3 Reasons You Should Try Kettlebell Sport
In kettlebell sport a lifter can compete in the snatch, jerk, long-cycle (clean & jerk), or biathlon (jerk + snatch) events. The lifter has 10 minutes to complete as many repetitions as possible in the event. There are rules surrounding this but that is the basic premise. If you’ve watched Olympic Weightlifting then you understand the goal of completing one repetition with a barbell at a maximum weight to test maximum strength. Kettlebell Sport is a strength endurance sport. So while the weight moved is sub-maximal, strength is still required to move the weight and endurance required to continue moving the weight over a considerable time period. Since I’m often asked why someone would want to participate in such an event, I’ve put together three reasons of why I believe it’s a worthwhile pursuit.
You can work multiple fitness qualities simultaneously using the kettlebell sport lifts. The movements are full-body movements that cover multiple patterns. For example, in long-cycle there is an obvious hinge, squat, and press. There is also a pull from the clean and rotation/anti-rotation for those competing with one bell. As I already mentioned all of this requires strength AND endurance elements. If you’d like to read more about why kettlebell sport is efficient at training multiple fitness qualities there is a great blog post here.
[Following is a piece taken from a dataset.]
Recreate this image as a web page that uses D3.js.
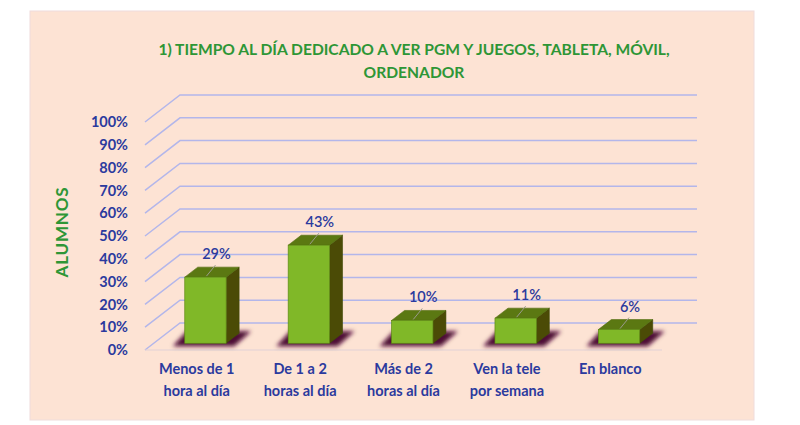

PROGRESSION AND ACHIEVEMENT
Competitors achieve rank in the sport by completing a specified number of reps outlined on the ranking table. The reps required is determined by the lifter’s body weight and weight of the bell that he or she is using. Progression is key to kettlebell sport. I’d also argue that it’s one of the most neglected aspects of many people’s workout regimen. If you’re not tracking your progress odds are that you are spinning your wheels in the gym and not seeing results. Kettlebell Sport forces you to look at your performance numbers each workout and ask questions about progress. All of the elements in training should be measured: which weight did you use, how many reps did you achieve, what was your pace, how long did it take you, how long did you rest, etc. This allows you to clearly see your progress, even from one workout to the next, which is sometimes much more vague and difficult to measure with other types of training.
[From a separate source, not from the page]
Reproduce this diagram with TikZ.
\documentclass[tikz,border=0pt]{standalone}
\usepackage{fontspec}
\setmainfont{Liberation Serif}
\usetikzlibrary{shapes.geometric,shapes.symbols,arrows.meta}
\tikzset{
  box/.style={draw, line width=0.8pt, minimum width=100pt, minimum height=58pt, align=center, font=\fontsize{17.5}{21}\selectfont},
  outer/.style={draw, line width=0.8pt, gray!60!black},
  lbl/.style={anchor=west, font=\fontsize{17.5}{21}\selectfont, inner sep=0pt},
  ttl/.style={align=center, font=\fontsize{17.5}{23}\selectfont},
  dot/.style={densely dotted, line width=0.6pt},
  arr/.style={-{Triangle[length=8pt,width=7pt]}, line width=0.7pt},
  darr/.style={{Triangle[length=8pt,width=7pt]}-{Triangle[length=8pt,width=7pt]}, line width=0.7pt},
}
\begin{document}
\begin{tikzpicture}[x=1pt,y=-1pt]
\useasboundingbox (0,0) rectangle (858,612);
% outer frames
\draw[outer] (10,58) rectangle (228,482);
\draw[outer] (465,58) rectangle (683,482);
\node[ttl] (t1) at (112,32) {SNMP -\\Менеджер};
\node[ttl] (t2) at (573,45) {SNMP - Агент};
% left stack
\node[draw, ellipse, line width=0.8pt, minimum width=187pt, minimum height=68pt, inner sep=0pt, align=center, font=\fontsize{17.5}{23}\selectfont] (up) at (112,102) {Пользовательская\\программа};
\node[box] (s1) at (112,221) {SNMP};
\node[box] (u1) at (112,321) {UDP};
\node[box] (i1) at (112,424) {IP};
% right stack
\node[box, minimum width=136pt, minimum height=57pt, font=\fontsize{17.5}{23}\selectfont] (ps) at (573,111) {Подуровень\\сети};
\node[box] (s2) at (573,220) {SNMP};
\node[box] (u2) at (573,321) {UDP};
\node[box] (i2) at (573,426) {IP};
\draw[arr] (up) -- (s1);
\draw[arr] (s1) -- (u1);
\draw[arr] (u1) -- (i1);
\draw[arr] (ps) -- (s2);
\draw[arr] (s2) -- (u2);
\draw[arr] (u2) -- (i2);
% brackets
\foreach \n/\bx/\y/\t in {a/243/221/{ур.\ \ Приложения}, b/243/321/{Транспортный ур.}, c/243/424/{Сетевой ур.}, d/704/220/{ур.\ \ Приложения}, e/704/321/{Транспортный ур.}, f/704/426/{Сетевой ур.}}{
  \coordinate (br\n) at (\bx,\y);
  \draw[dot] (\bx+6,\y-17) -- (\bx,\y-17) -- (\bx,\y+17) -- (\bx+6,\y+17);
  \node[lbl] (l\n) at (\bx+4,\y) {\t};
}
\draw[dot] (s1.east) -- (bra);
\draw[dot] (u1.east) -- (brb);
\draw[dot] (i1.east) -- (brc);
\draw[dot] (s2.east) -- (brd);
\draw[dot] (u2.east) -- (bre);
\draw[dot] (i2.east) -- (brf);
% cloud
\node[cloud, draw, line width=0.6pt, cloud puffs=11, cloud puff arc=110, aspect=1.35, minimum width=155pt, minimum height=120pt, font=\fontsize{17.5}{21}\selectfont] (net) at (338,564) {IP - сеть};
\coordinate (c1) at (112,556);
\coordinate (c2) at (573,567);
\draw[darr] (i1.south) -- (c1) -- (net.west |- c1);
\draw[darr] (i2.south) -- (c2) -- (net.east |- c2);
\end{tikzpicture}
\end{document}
The element of personal achievement should not be overlooked. To start, the kettlebell sport lifts are high skilled movements. Simply learning the lifts and continuing to refine the technique is an achievement in itself, not to mention progress from training and especially the achievement of competing at an event. If your nutrition is dialed in you can even simultaneously make progress in other areas such as muscle gain or fat loss.
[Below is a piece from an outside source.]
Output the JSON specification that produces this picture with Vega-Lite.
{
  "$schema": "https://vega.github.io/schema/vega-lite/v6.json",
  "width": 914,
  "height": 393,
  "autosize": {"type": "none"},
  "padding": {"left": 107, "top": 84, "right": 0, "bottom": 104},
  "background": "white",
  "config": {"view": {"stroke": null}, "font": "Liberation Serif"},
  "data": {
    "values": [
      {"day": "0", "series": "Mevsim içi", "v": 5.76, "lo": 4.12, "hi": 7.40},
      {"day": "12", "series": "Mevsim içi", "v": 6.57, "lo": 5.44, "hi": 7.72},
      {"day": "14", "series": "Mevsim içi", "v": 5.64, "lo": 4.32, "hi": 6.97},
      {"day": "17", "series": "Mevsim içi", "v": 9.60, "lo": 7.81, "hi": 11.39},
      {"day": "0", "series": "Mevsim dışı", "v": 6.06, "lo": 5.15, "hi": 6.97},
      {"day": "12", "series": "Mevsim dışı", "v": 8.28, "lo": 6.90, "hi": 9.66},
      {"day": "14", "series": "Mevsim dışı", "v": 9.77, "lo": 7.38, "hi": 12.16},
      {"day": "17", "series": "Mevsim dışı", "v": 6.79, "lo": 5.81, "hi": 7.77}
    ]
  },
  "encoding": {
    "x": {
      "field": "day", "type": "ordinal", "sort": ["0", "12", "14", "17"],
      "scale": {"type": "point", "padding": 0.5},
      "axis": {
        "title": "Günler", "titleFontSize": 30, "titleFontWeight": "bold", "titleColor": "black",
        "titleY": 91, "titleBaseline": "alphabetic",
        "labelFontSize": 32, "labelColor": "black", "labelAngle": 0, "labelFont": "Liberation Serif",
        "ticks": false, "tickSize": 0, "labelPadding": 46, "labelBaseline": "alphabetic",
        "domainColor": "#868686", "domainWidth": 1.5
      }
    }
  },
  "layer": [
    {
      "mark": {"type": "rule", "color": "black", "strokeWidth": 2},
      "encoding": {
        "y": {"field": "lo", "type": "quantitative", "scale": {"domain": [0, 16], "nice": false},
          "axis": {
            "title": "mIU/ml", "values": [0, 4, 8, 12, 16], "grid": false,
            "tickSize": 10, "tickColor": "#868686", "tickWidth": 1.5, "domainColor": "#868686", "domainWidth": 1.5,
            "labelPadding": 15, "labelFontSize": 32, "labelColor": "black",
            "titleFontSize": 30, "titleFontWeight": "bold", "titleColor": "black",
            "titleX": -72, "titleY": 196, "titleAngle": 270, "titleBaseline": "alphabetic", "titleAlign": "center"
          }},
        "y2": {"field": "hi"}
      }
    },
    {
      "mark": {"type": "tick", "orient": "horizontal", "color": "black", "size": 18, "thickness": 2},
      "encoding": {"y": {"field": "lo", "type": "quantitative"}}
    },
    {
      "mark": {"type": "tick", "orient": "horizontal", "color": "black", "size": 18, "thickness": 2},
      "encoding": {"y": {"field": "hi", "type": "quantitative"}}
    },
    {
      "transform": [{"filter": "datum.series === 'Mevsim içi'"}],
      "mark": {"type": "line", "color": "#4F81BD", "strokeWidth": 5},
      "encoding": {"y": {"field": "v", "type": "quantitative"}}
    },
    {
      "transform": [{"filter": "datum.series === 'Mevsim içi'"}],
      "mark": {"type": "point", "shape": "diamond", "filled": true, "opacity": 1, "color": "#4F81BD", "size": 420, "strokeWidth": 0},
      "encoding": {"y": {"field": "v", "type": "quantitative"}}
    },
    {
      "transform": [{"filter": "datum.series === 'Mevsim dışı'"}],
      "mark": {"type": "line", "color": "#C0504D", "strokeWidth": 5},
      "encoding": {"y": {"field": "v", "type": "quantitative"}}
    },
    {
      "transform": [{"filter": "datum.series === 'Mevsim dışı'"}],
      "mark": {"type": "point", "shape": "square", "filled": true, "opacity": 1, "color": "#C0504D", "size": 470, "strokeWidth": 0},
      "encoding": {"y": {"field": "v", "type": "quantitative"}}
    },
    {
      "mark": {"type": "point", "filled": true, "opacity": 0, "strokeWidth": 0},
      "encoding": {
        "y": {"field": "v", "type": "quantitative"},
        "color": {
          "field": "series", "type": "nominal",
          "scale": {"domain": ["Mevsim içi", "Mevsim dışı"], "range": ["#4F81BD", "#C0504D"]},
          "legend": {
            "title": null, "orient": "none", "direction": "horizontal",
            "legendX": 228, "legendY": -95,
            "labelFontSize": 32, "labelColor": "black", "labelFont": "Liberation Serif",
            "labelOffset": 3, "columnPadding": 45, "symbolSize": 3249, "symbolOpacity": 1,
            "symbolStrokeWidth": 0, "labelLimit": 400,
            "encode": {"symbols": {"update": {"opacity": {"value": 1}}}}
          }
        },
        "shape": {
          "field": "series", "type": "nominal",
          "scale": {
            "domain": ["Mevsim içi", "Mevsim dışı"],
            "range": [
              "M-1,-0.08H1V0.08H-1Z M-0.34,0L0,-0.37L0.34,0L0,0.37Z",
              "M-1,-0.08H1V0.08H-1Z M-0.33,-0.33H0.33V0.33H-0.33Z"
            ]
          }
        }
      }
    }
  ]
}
Much is talked about the mental aspects of kettlebell sport, and with good reason. Ten minutes of lifting can be brutal. Not only does it take physical preparation, but a strong mind is needed to lift in front of others and push through when things get tough and it would be easier to quit. Kettlebell Sport is a great way to learn about yourself and how to keep calm in times of great stress. You are forced to examine your positive or negative self-talk and make decisions that will either help or hurt the outcome of your event. Needless to say, you can apply the lessons learned in the gym to the way your operate in the rest of your life.
I think it’s important to examine opposing sides of arguments so here are a couple of points that I once thought were against kettlebell sport. The first is that the training can be monotonous, especially if you are training for multiple events in one year. I know that after our first competition at Cypress no one wanted to look at another kettlebell for a few months after. Actually, that’s not entirely true, we simply shifted focus to other aspects of kettlebell training. While there is some monotony in the training, I’ve noticed that many kettlebell lifters supplement their training with more variety and fun then I’ve observed in many general training programs. It seems like every time I turn around someone from the IKFF is introducing a great new tool or protocol into their training. These include bulgarian bags, the mace, and the HIRTS trainer. If anything, competing in kettlebell sport forces you to cycle your training, which is another thing that many programs either lack or do too much.
Finally there is the aspect of safety. I’m always skeptical about competing using an exercise, but kettlebell sport is a very controlled competition compared to some other types of lifting sports. While injuries do happen, they are not very common in kettlebell sport. In fact, grip fatigue or fatigue in smaller muscle groups usually causes the lifter to terminate a set before reaching a point where injury is imminent.
If you’re interested learning more about kettlebell sport you can attend the 2014 New Orleans Kettlebell Sport Championships at Cypress Fitness on July 26 to see firsthand what it’s all about. We also teach a kettlebell seminar at Cypress that can get you started on the road to competing. It’s important to learn the fundamentals of these movements and develop skill and technique before applying the intensity required in a competition. However you’d be surprised at how fast you can progress with practice and consistency. We have an incredible community of kettlebell lifters both at Cypress and as part of the larger IKFF community. Honestly, more than anything else I’d say it’s the relationships that you build along the way that will keep you motivated and coming back for more.